“Sights and memories forever engraved in our hearts.
Drawings and games. Our reflections in their eyes, dark eyes full of innocence.
Their little hands in mine.
The love in what we do so that they can know tenderness in their despair.
For a week we become a big brother or a big sister.
A forest of hands held up to us, children who just want to be carried.
Once in your arms they ask for kisses, more than we are able to given them.
Often they get angry with each other, these kids raised through violence,
Having never known anything better in their whole lives than this vile dump.

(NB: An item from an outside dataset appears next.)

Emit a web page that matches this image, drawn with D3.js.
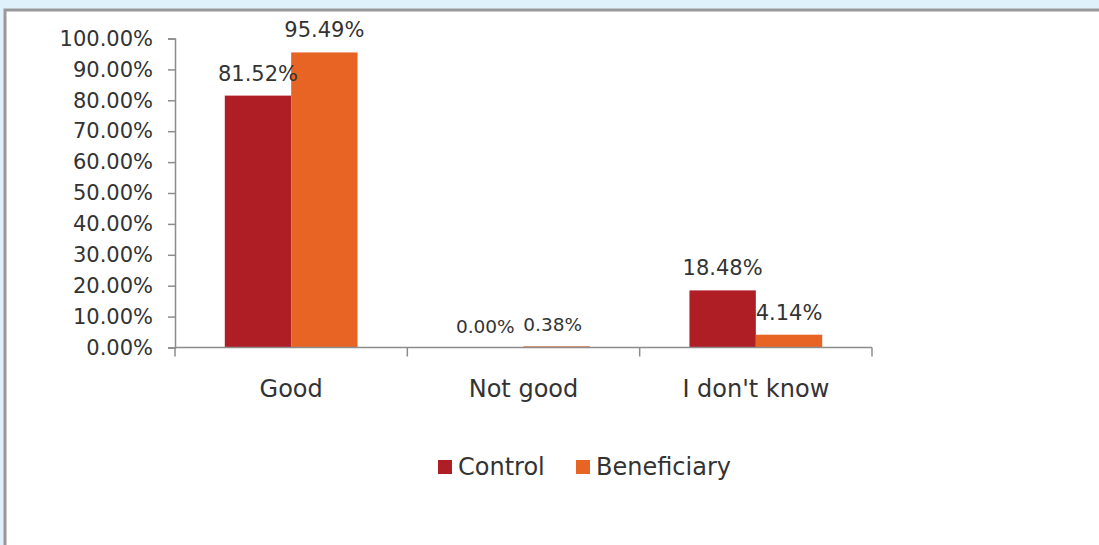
<!DOCTYPE html>
<html>
<head>
<meta charset="utf-8">
<script src="https://cdn.jsdelivr.net/npm/d3@7"></script>
<style>
  html, body { margin: 0; padding: 0; background: #dff1fb; }
  svg { display: block; }
  text { font-family: "Century Gothic", "DejaVu Sans", sans-serif; fill: #333333; }
</style>
</head>
<body>
<svg id="chart" width="1099" height="545"></svg>
<script>
// Survey answers by group (percent of respondents)
const categories = ["Good", "Not good", "I don't know"];
const seriesNames = ["Control", "Beneficiary"];
const controlValues = [81.52, 0.00, 18.48];
const beneficiaryValues = [95.49, 0.38, 4.14];
const yTicks = [0, 10, 20, 30, 40, 50, 60, 70, 80, 90, 100];
const colors = ["#ae1e24", "#e86424"];
// small horizontal nudges so the two labels above the near-zero bars do not collide
const labelNudge = [[0, 0], [-5, -4], [0, 0]];

const svg = d3.select("#chart");

// white panel with grey frame
svg.append("rect")
  .attr("x", 5).attr("y", 10)
  .attr("width", 1200).attr("height", 600)
  .attr("fill", "#ffffff")
  .attr("stroke", "#999999").attr("stroke-width", 3);

const plot = { left: 175, right: 872, top: 38.5, bottom: 347.5 };

const x0 = d3.scaleBand().domain(categories).range([plot.left, plot.right]).paddingInner(0).paddingOuter(0);
const x1 = d3.scaleBand().domain(seriesNames).range([0, x0.bandwidth()]).paddingInner(0).paddingOuter(0.75);
const y = d3.scaleLinear().domain([0, 100]).range([plot.bottom, plot.top]);

const rows = categories.map((c, i) => ({
  category: c,
  idx: i,
  values: [controlValues[i], beneficiaryValues[i]]
}));

// y axis
const yAxis = svg.append("g")
  .attr("transform", `translate(${plot.left},0)`)
  .call(d3.axisLeft(y).tickValues(yTicks).tickFormat(d => d.toFixed(2) + "%").tickSize(7).tickPadding(15));
yAxis.select(".domain").attr("stroke", "#8c8c8c").attr("stroke-width", 1.5);
yAxis.selectAll(".tick line").attr("stroke", "#8c8c8c").attr("stroke-width", 1.5);
yAxis.selectAll(".tick text").attr("font-size", 21).attr("fill", "#333333")
  .style("font-family", '"Century Gothic", "DejaVu Sans", sans-serif');

// bars
const groups = svg.selectAll("g.cat").data(rows).join("g")
  .attr("class", "cat")
  .attr("transform", d => `translate(${x0(d.category)},0)`);

groups.selectAll("rect").data(d => d.values.map((v, k) => ({ v, k, idx: d.idx }))).join("rect")
  .attr("x", d => x1(seriesNames[d.k]))
  .attr("y", d => y(d.v))
  .attr("width", x1.bandwidth())
  .attr("height", d => y(0) - y(d.v))
  .attr("fill", d => colors[d.k]);

// x axis with category separators
const xAxis = svg.append("g").attr("transform", `translate(0,${plot.bottom})`);
xAxis.append("line")
  .attr("x1", plot.left).attr("x2", plot.right)
  .attr("stroke", "#8c8c8c").attr("stroke-width", 1.5);
const boundaries = categories.map(c => x0(c)).concat([x0(categories[categories.length - 1]) + x0.bandwidth()]);
xAxis.selectAll("line.sep").data(boundaries).join("line")
  .attr("class", "sep")
  .attr("x1", d => d).attr("x2", d => d)
  .attr("y1", 0).attr("y2", 9)
  .attr("stroke", "#8c8c8c").attr("stroke-width", 1.5);
xAxis.selectAll("text").data(categories).join("text")
  .attr("x", d => x0(d) + x0.bandwidth() / 2)
  .attr("y", 49)
  .attr("text-anchor", "middle")
  .attr("font-size", 24)
  .text(d => d);

// value labels
groups.selectAll("text.val").data(d => d.values.map((v, k) => ({ v, k, idx: d.idx }))).join("text")
  .attr("class", "val")
  .attr("x", d => x1(seriesNames[d.k]) + x1.bandwidth() / 2 + labelNudge[d.idx][d.k])
  .attr("y", d => y(d.v) - 15)
  .attr("text-anchor", "middle")
  .attr("font-size", d => d.idx === 1 ? 18.5 : 21)
  .text(d => d.v.toFixed(2) + "%");

// legend
const legend = svg.append("g").attr("transform", "translate(438,460)");
const legendOffsets = [0, 138];
seriesNames.forEach((name, k) => {
  const g = legend.append("g").attr("transform", `translate(${legendOffsets[k]},0)`);
  g.append("rect").attr("width", 14).attr("height", 14).attr("fill", colors[k]);
  g.append("text").attr("x", 20).attr("y", 15).attr("font-size", 24).text(name);
});
</script>
</body>
</html>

They grab your fingers and won’t let go when you walk away;
Shouting “hello” and pressing themselves against the railings when you arrive;
Gently stroking your legs when you are sitting next to them;
Climbing on your back like little monkeys when you are standing up;
Dancing when the music plays;
They paint your face with flowers, sun, patterns when you give them a pen;
They come and settle down between your legs when you sit on the ground;
They tug you and lead you to their class when it’s time, arguing sometimes to monopolise you;
Clinging to your clothes and your arms in which they have found refuge when it’s time for you to leave.
They are smiling …
But there are still so many of them at the side of the road; child labourers, little stone breakers, rubbish collectors, orphans, sad and abandoned.
We need support, your support, to help them so that they can have the education they deserve, so that they have every opportunity to succeed in life.
It is your actions, your donations that brighten their days and bring them happiness.
Unfortunately, our trip is over; we are back at home. But the fight against poverty is a daily struggle that everybody should be involved in.
And the best way to do it is to support the smile machine that is PSE.”
This is the moving testimony of one of the 23 FIS students who went to Phnom Penh during the CNY holidays to visit the charity Pour un Sourire d’Enfant (PSE). These young sponsors of PSE, aged between 7 and 17, spent an unforgettable week with the 6,500 children rescued and educated by the charity. They brought along almost 1,000kg of donations (clothes, sport kits, shoes, baby equipment, wheelchairs, games, musical instruments, etc.) in addition to the HK$10,000 collected in FIS over previous months through initiatives such as bake sales, notebook sales or bottle collections. Moreover, to finance the showing of Xavier de Lauzanne’s film “Les Pépites” in December, they appealed to the generosity of FIS students and teachers and collected more than HK$2,000.